Time passed. I dissertated at the pace of a malnourished and dehydrated snail. Other people who weren't German started working with the same sources and publishing. Still, I finished and ended up with a thesis that I think still stands up, although it is now far too narrow for a book; there are too many overlaps with what's out there. And there is still much to do. I have a topic for a book that comes out of a paper I did last year, based on a small part of a chapter of the thesis. I think it's a really interesting and worthwhile topic. It is, ironically perhaps, one of the topics I'd tended to avoid -- my thesis is old-fashioned administrative history backed up with prosopography. It's Verfassungsgeschichte und Personennamenkunde. Now I'm working on the same documents, but looking at women and the roles they played. Never saw that coming, even though I did my undergrad thesis with a Bynum student, and wrote (not very well) on Orderic Vitalis' representations of women. I'd like to go back to that some day and re-do it, I think. If you decide to, please credit me for the idea.
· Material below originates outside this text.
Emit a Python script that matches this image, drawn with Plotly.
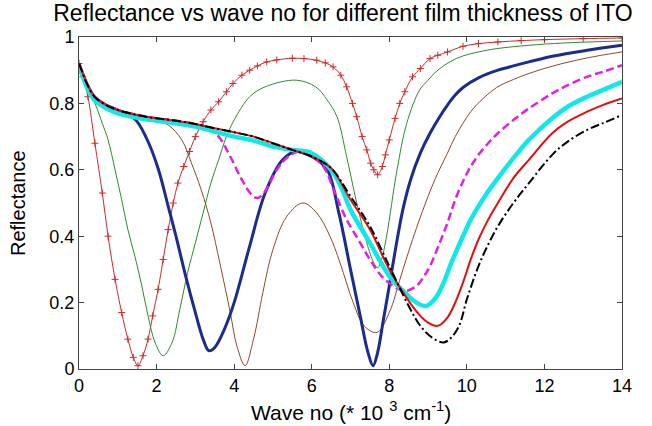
import plotly.graph_objects as go

# ---- data ----
x_redplus = [0, 0.1, 0.23, 0.41, 0.6, 0.75, 0.93, 1.1, 1.26, 1.4, 1.52, 1.65, 1.78, 1.9, 2.04, 2.17, 2.3, 2.43,
             2.55, 2.7, 2.85, 3.0, 3.2, 3.4, 3.6, 3.8, 3.97, 4.2, 4.4, 4.6, 4.84, 5.1, 5.5, 5.8, 6.13, 6.35, 6.55,
             6.75, 6.9, 7.05, 7.16, 7.3, 7.42, 7.52, 7.6, 7.7, 7.82, 7.9, 8.0, 8.15, 8.27, 8.4, 8.6, 8.8, 9.05,
             9.25, 9.5, 9.9, 10.3, 10.8, 11.4, 12.0, 13.0, 14.0]
y_redplus = [0.92, 0.88, 0.82, 0.68, 0.53, 0.40, 0.27, 0.17, 0.09, 0.035, 0.01, 0.04, 0.09, 0.16, 0.24, 0.33, 0.42, 0.50,
             0.56, 0.61, 0.655, 0.70, 0.745, 0.78, 0.805, 0.835, 0.86, 0.885, 0.90, 0.913, 0.925, 0.931, 0.936, 0.935,
             0.93, 0.922, 0.91, 0.885, 0.85, 0.80, 0.76, 0.70, 0.66, 0.62, 0.60, 0.585, 0.61, 0.645, 0.69, 0.755, 0.80,
             0.835, 0.88, 0.905, 0.935, 0.945, 0.955, 0.972, 0.98, 0.985, 0.989, 0.992, 0.995, 0.997]

x_green = [0, 0.1, 0.23, 0.41, 0.6, 0.75, 0.93, 1.1, 1.26, 1.44, 1.62, 1.78, 1.96, 2.17, 2.4, 2.6, 2.8, 3.0, 3.2,
           3.4, 3.6, 3.8, 4.0, 4.4, 4.8, 5.6, 6.1, 6.4, 6.65, 6.9, 7.16, 7.42, 7.6, 7.7, 7.8, 7.93, 8.2, 8.45,
           8.78, 9.0, 9.2, 9.56, 9.9, 10.3, 10.77, 11.6, 12.5, 14.0]
y_green = [0.92, 0.88, 0.835, 0.80, 0.74, 0.69, 0.60, 0.51, 0.42, 0.34, 0.25, 0.16, 0.08, 0.04, 0.08, 0.18, 0.29, 0.38, 0.47,
           0.56, 0.63, 0.70, 0.75, 0.82, 0.85, 0.87, 0.85, 0.81, 0.76, 0.64, 0.50, 0.38, 0.32, 0.305, 0.33, 0.40, 0.60, 0.74,
           0.84, 0.87, 0.895, 0.925, 0.943, 0.955, 0.965, 0.975, 0.982, 0.988]

x_navy = [0, 0.2, 0.4, 0.7, 1.0, 1.3, 1.5, 1.8, 2.05, 2.3, 2.5, 2.75, 3.0, 3.2, 3.35, 3.5, 3.75, 4.0, 4.4, 4.8,
          5.25, 5.6, 6.0, 6.4, 6.7, 7.0, 7.25, 7.45, 7.58, 7.7, 7.85, 8.0, 8.1, 8.35, 8.55, 8.8, 9.05, 9.3, 9.5,
          9.7, 9.9, 10.3, 10.8, 11.2, 11.6, 12.2, 13.1, 14.0]
y_navy = [0.92, 0.86, 0.82, 0.795, 0.78, 0.765, 0.745, 0.68, 0.60, 0.49, 0.40, 0.28, 0.17, 0.09, 0.055, 0.065, 0.12, 0.20,
          0.37, 0.53, 0.63, 0.655, 0.64, 0.60, 0.47, 0.30, 0.16, 0.05, 0.01, 0.05, 0.15, 0.25, 0.32, 0.48, 0.57, 0.65,
          0.71, 0.76, 0.795, 0.825, 0.848, 0.877, 0.90, 0.913, 0.925, 0.942, 0.96, 0.975]

x_brown = [0, 0.2, 0.4, 0.7, 1.0, 1.5, 1.9, 2.3, 2.65, 2.9, 3.15, 3.4, 3.63, 3.9, 4.07, 4.28, 4.5, 4.74, 5.0,
           5.36, 5.77, 6.13, 6.47, 6.73, 7.07, 7.35, 7.68, 8.0, 8.3, 8.6, 9.0, 9.25, 9.5, 9.7, 9.9, 10.1, 10.33,
           10.77, 11.2, 11.6, 12.2, 13.1, 14.0]
y_brown = [0.92, 0.86, 0.82, 0.795, 0.78, 0.765, 0.755, 0.735, 0.69, 0.62, 0.54, 0.44, 0.32, 0.17, 0.07, 0.01, 0.09, 0.23, 0.36,
           0.46, 0.50, 0.47, 0.40, 0.32, 0.20, 0.13, 0.11, 0.17, 0.28, 0.39, 0.52, 0.59, 0.65, 0.70, 0.74, 0.775, 0.805,
           0.848, 0.872, 0.89, 0.912, 0.937, 0.955]

x_magenta = [0, 0.2, 0.4, 0.7, 1.0, 1.5, 2.0, 2.5, 3.0, 3.3, 3.6, 3.9, 4.2, 4.45, 4.6, 4.8, 5.1, 5.4, 5.7, 6.0,
             6.3, 6.6, 6.9, 7.2, 7.5, 7.8, 8.1, 8.4, 8.7, 8.9, 9.05, 9.3, 9.5, 9.7, 9.9, 10.1, 10.3, 10.55, 10.8,
             11.2, 11.6, 12.2, 12.6, 13.1, 13.5, 14.0]
y_magenta = [0.92, 0.86, 0.82, 0.795, 0.78, 0.765, 0.755, 0.748, 0.738, 0.725, 0.70, 0.64, 0.57, 0.525, 0.515, 0.535, 0.60,
             0.64, 0.655, 0.64, 0.61, 0.53, 0.45, 0.39, 0.33, 0.28, 0.25, 0.235, 0.25, 0.28, 0.31, 0.38, 0.44, 0.51,
             0.565, 0.61, 0.645, 0.68, 0.71, 0.75, 0.785, 0.83, 0.855, 0.88, 0.895, 0.915]

x_cyan = [0, 0.1, 0.2, 0.4, 0.7, 1.0, 1.5, 2.0, 2.5, 3.0, 3.5, 4.0, 4.5, 5.0, 5.5, 6.0, 6.5, 6.75, 7.0, 7.5,
          8.0, 8.4, 8.7, 8.95, 9.2, 9.4, 9.6, 9.9, 10.1, 10.3, 10.55, 10.8, 11.2, 11.6, 12.2, 12.6, 13.1, 13.5, 14.0]
y_cyan = [0.91, 0.88, 0.85, 0.81, 0.785, 0.77, 0.757, 0.748, 0.74, 0.73, 0.715, 0.70, 0.688, 0.67, 0.66, 0.65, 0.60, 0.55,
          0.48, 0.38, 0.28, 0.23, 0.20, 0.19, 0.215, 0.26, 0.32, 0.40, 0.45, 0.49, 0.535, 0.575, 0.635, 0.69, 0.755,
          0.79, 0.82, 0.84, 0.865]

x_red = [0, 0.1, 0.2, 0.4, 0.7, 1.0, 1.5, 2.0, 2.5, 3.0, 3.5, 4.0, 4.5, 5.0, 5.5, 6.0, 6.5, 7.0, 7.5, 8.0,
         8.5, 8.8, 9.0, 9.25, 9.5, 9.7, 9.9, 10.1, 10.3, 10.55, 10.8, 11.2, 11.6, 12.2, 12.6, 13.1, 13.5, 14.0]
y_red = [0.92, 0.89, 0.86, 0.82, 0.795, 0.78, 0.765, 0.755, 0.748, 0.738, 0.725, 0.713, 0.70, 0.68, 0.66, 0.64, 0.605, 0.51,
         0.42, 0.30, 0.205, 0.16, 0.14, 0.13, 0.155, 0.20, 0.26, 0.33, 0.39, 0.45, 0.50, 0.575, 0.63, 0.71, 0.745,
         0.775, 0.795, 0.815]

x_black = [0, 0.1, 0.2, 0.4, 0.7, 1.0, 1.5, 2.0, 2.5, 3.0, 3.5, 4.0, 4.5, 5.0, 5.5, 6.0, 6.5, 7.0, 7.5, 8.0,
           8.5, 8.8, 9.1, 9.4, 9.6, 9.8, 10.0, 10.3, 10.55, 10.8, 11.2, 11.6, 12.2, 12.6, 13.1, 13.5, 14.0]
y_black = [0.92, 0.89, 0.86, 0.82, 0.795, 0.78, 0.765, 0.755, 0.748, 0.738, 0.725, 0.713, 0.70, 0.68, 0.66, 0.64, 0.605, 0.52,
           0.43, 0.31, 0.19, 0.13, 0.095, 0.08, 0.095, 0.13, 0.21, 0.31, 0.375, 0.43, 0.50, 0.56, 0.645, 0.685, 0.72,
           0.74, 0.765]

x_ticks = [0, 2, 4, 6, 8, 10, 12, 14]
y_ticks = [0, 0.2, 0.4, 0.6, 0.8, 1]
y_tick_labels = ["0", "0.2", "0.4", "0.6", "0.8", "1"]

title_text = "Reflectance vs wave no for different film thickness of ITO"
x_title = "Wave no (* 10 <sup>3</sup> cm<sup>-1</sup>)"
y_title = "Reflectance"

FONT = "Liberation Sans, Arial, sans-serif"

fig = go.Figure()

def add(x, y, color, width, dash="solid", marker=None):
    kw = dict(x=x, y=y, mode="lines", line=dict(color=color, width=width, dash=dash, shape="spline", smoothing=1.0),
              showlegend=False, hoverinfo="skip")
    if marker:
        kw["mode"] = "lines+markers"
        kw["marker"] = marker
    fig.add_trace(go.Scatter(**kw))

add(x_redplus, y_redplus, "#cc2a2a", 1,
    marker=dict(symbol="cross-thin", size=5, line=dict(color="#cc2a2a", width=1)))
add(x_green, y_green, "#2f8a2f", 1)
add(x_brown, y_brown, "#8a4a2a", 1)
add(x_navy, y_navy, "#1c2c8c", 3)
add(x_magenta, y_magenta, "#e020e0", 2.5, dash="8px,4px")
add(x_cyan, y_cyan, "#10e8e8", 4.5)
add(x_red, y_red, "#e01010", 2)
add(x_black, y_black, "#000000", 2, dash="9px,3px,2px,3px")

axis_common = dict(showgrid=False, zeroline=False, showline=True, linecolor="#444444", linewidth=1,
                   mirror="ticks", ticks="inside", ticklen=5, tickcolor="#444444",
                   tickfont=dict(family=FONT, size=18, color="#000000"))

fig.update_layout(
    width=652, height=426,
    margin=dict(l=79, r=30, t=37, b=57),
    paper_bgcolor="white", plot_bgcolor="white",
    title=dict(text=title_text, x=343 / 652, xref="container", xanchor="center",
               y=1 - 13 / 426, yref="container", yanchor="middle",
               font=dict(family=FONT, size=23, color="#000000")),
    xaxis=dict(range=[0, 14], tickvals=x_ticks, **axis_common),
    yaxis=dict(range=[0, 1], tickvals=y_ticks, ticktext=y_tick_labels, **axis_common),
    annotations=[
        dict(text=x_title, xref="paper", yref="paper", x=0.5, y=0, yshift=-42, yanchor="middle",
             showarrow=False, font=dict(family=FONT, size=21, color="#000000")),
        dict(text=y_title, xref="paper", yref="paper", x=0, xshift=-61, y=0.5, textangle=-90,
             xanchor="center", yanchor="middle",
             showarrow=False, font=dict(family=FONT, size=20, color="#000000")),
    ],
)

fig.write_html("out.html")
But somewhere between when I started writing and when I finished, a topic that had little attention in German and virtually nothing in English and French has begun to draw more and more attention by French and English scholars. I'm rather pleased that conclusions I drew are being borne out in the research of others. I sometimes go through moments of panic that I'm still out of the loop and will just end up looking stupid, but those moments are relatively few and deal more now with the fact that I teach a far heavier load than those other people working in closely related areas. My confidence is bolstered by the fact that the two most important scholars working in French and English tend to reiterate their own and each other's work and seem to be making self-referential baby steps even more than they are offering new information. Or perhaps, like some of my own thesis, they are as much adding to the corpus of secondary material in their own languages (because we all rely on the same German scholarship, which really hasn't moved too far in the past 20 years) as they are adding new interpretations.
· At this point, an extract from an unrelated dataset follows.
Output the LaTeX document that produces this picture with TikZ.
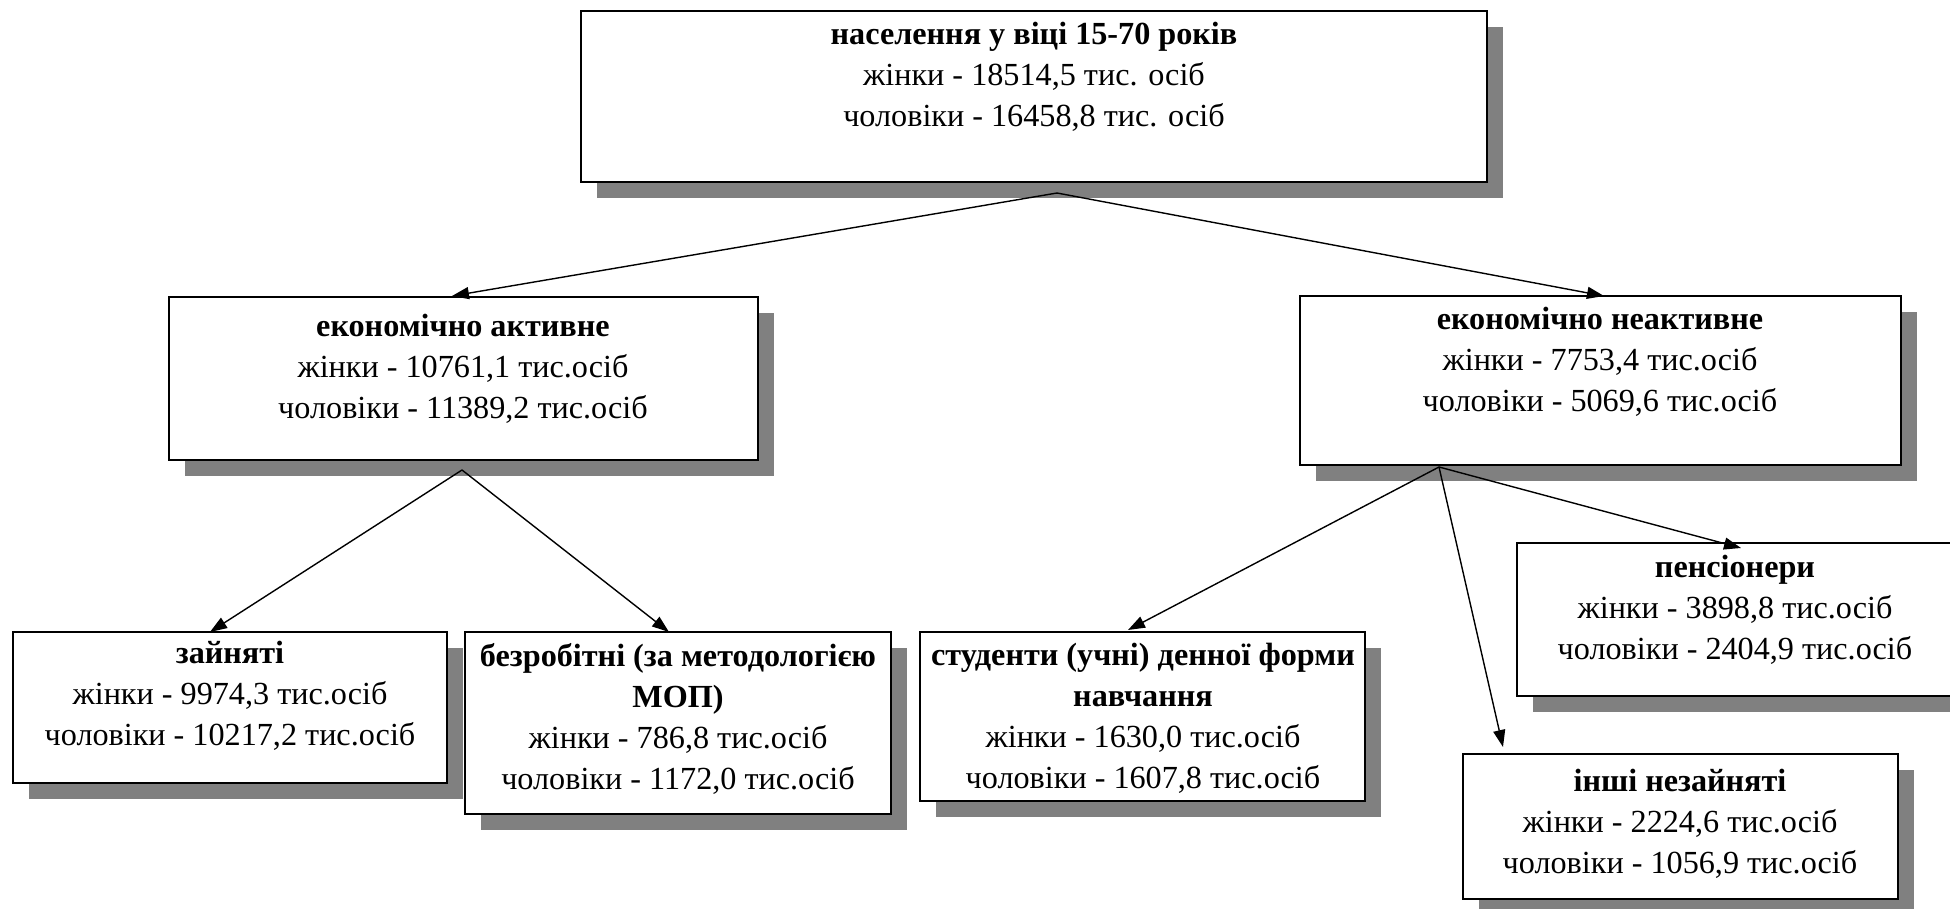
\documentclass[tikz,border=0pt]{standalone}
\usepackage{fontspec}
\setmainfont{Liberation Serif}
\usetikzlibrary{shadows,arrows.meta,calc}
\definecolor{shadowgray}{RGB}{128,128,128}
\begin{document}
\begin{tikzpicture}[x=0.5pt,y=-0.5pt,
  box/.style={draw=black, line width=1pt, fill=white, rectangle, inner sep=0pt, outer sep=0pt, anchor=north west,
    general shadow={shadow xshift=8pt, shadow yshift=-8pt, fill=shadowgray}},
  lbl/.style={anchor=north, inner sep=0pt, align=center, font=\fontsize{16.1}{20.5}\selectfont},
  arr/.style={-{Triangle[length=8.5pt,width=6pt]}, line width=0.7pt}]
\path[use as bounding box] (0,0) rectangle (1950,909);
\clip (0,0) rectangle (1950,909);

% boxes
\node[box, minimum width=453pt, minimum height=85.5pt] (top) at (581,11) {};
\node[box, minimum width=294.5pt, minimum height=81.5pt] (act) at (169,297) {};
\node[box, minimum width=300.5pt, minimum height=84.5pt] (inact) at (1300,296) {};
\node[box, minimum width=217pt, minimum height=75.5pt] (zay) at (13,632) {};
\node[box, minimum width=213pt, minimum height=91pt] (bez) at (465,632) {};
\node[box, minimum width=222.5pt, minimum height=84.5pt] (stud) at (920,632) {};
\node[box, minimum width=219pt, minimum height=76.5pt] (pens) at (1517,543) {};
\node[box, minimum width=217.5pt, minimum height=72.5pt] (inshi) at (1463,754) {};

% texts
\node[lbl] (topt) at (1034,15) {\strut\textbf{населення у віці 15-70 років}\\жінки - 18514,5 тис. осіб\\чоловіки - 16458,8 тис. осіб};
\node[lbl] (actt) at (463,307) {\strut\textbf{економічно активне}\\жінки - 10761,1 тис.осіб\\чоловіки - 11389,2 тис.осіб};
\node[lbl] (inactt) at (1600,300) {\strut\textbf{економічно неактивне}\\жінки - 7753,4 тис.осіб\\чоловіки - 5069,6 тис.осіб};
\node[lbl] (zayt) at (230,634) {\strut\textbf{зайняті}\\жінки - 9974,3 тис.осіб\\чоловіки - 10217,2 тис.осіб};
\node[lbl] (bezt) at (678,637) {\strut\textbf{безробітні (за методологією}\\\textbf{МОП)}\\жінки - 786,8 тис.осіб\\чоловіки - 1172,0 тис.осіб};
\node[lbl] (studt) at (1143,636) {\strut\textbf{студенти (учні) денної форми}\\\textbf{навчання}\\жінки - 1630,0 тис.осіб\\чоловіки - 1607,8 тис.осіб};
\node[lbl] (penst) at (1735,548) {\strut\textbf{пенсіонери}\\жінки - 3898,8 тис.осіб\\чоловіки - 2404,9 тис.осіб};
\node[lbl] (inshit) at (1680,762) {\strut\textbf{інші незайняті}\\жінки - 2224,6 тис.осіб\\чоловіки - 1056,9 тис.осіб};

% connector origins
\coordinate (ta) at (1057,193);
\coordinate (aa) at (462,470);
\coordinate (ia) at (1439,467);

% connectors
\draw[arr] (ta) -- ($(act.north west)+(283,-1)$);
\draw[arr] (ta) -- ($(inact.north west)+(304,0)$);
\draw[arr] (aa) -- ($(zay.north west)+(197,0)$);
\draw[arr] (aa) -- ($(bez.north west)+(204,0)$);
\draw[arr] (ia) -- ($(stud.north west)+(208,-2)$);
\draw[arr] (ia) -- ($(inshi.north west)+(40,-7)$);
\draw[arr] (ia) -- ($(pens.north west)+(224,5)$);
\end{tikzpicture}
\end{document}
I've been doing a lot of catch-up reading this summer, much of it on this more recent stuff in English, and mostly in French. My thesis had a couple of chapters that relied on an onomastic approach for building a prosopography. The prosopography is important, because Carolingian administration was based in large part on the use of existing kinship networks among the magnates. Identifying the people and where they fit into those networks is vital to the kind of work I do. It's also frequently dull. It's duller in German. It's pre-global-warming glacier-paced dull in French.
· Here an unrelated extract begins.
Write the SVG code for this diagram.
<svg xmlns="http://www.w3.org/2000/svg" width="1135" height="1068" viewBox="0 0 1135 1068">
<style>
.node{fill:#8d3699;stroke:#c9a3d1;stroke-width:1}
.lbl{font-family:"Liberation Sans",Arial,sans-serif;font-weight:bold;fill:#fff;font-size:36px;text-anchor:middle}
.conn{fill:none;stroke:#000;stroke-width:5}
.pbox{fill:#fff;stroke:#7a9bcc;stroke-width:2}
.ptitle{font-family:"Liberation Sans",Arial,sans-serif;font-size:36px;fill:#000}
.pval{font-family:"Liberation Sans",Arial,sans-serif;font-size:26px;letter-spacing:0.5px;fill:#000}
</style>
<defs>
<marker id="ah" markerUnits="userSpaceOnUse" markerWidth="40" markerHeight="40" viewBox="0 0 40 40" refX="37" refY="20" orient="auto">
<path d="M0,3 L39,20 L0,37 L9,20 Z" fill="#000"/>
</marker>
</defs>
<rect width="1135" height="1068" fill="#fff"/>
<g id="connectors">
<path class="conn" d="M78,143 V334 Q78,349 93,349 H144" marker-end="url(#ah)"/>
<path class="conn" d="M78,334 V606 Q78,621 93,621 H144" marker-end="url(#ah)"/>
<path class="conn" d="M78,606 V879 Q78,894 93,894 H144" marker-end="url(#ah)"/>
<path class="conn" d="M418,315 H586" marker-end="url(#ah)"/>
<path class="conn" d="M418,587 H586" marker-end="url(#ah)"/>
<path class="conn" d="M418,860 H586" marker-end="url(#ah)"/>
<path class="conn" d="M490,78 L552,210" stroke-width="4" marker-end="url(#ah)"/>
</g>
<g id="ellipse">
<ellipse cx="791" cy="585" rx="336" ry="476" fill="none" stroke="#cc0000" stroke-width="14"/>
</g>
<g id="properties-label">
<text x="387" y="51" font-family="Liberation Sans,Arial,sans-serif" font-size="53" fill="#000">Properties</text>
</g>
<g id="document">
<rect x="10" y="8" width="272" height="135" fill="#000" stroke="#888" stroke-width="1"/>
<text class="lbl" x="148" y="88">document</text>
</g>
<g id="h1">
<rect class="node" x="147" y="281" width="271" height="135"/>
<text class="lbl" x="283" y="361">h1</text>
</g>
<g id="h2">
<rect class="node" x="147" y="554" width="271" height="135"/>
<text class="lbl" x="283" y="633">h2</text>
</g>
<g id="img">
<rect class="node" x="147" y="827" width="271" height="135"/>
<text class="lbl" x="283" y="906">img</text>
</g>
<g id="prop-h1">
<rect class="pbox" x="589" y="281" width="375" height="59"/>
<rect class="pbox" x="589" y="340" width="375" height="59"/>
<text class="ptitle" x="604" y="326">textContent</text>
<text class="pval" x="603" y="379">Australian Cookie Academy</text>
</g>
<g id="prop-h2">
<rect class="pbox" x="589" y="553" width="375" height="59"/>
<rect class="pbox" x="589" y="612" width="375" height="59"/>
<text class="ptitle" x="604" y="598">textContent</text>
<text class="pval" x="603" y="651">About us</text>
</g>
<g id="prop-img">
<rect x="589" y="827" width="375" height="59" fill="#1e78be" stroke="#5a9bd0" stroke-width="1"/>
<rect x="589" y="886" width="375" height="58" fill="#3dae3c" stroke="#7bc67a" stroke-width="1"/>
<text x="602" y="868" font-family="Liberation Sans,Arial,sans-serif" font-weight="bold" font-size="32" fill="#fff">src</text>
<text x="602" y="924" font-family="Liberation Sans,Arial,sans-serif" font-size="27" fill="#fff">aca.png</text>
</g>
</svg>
So the other night, I finished one of those seemingly seminal articles on family, power, and social structure (and let me tell you, the number of books and articles that have combinations of
famille,
pouvoir, and
structure sociale in the titles are myriad). 30-odd pages that were interesting, but really not necessary to what I am working on except in a "look! citations!" kind of way. What I took away was actually a little disheartening, as it happens. In reconstructing and redefining social relationships and their relationship to political power under the Carolingians, the author built up a picture of a kinship network that stretched throughout much of the Empire. She relied largely on onomastic evidence, supported by documentary and narrative sources, and made a convincing argument. But I think inadvertantly, she also demonstrated the weaknesses of prosopography and onomastics in particular; in fact, she illustrated many of the caveats offered by Werner and Tellenbach on this kind of study. At the same time, she reinforced my own belief that we have to be very careful about using this stuff -- because in Carolingian Europe, all the leading families really
are related to each other. It's therefore very difficult to separate family politics from individual ambition. As I said, it's a bit disheartening, because really, so many of our interpretations of the period are rooted in the idea of family rivalries. Fortunately, it's not an insurmountable problem; look at European politics from the rise of the Habsburgs on, for example. Look at World War I, where a bunch of people related to Queen Victoria were all fighting each other. Hell- look at the Carolingians themselves: being related didn't keep Louis the Pious's sons from fighting each other or their father. So, not insurmountable.
Having said all that, though, I have to say that my marriage to my topic is rocky these days. To get to the parts of it that I love, I have wade through a ton of prosopography that I find increasingly meaningless. The effort of daily maintenance makes me wonder if I really want to keep the relationship going. Fortunately, I suspect that getting back to our roots, the sources themselves, will renew my enjoyment of the topic, and maybe get us back to where we can put the prosopography in its proper place, as a necessary, if dull, support, and not the the primary focus.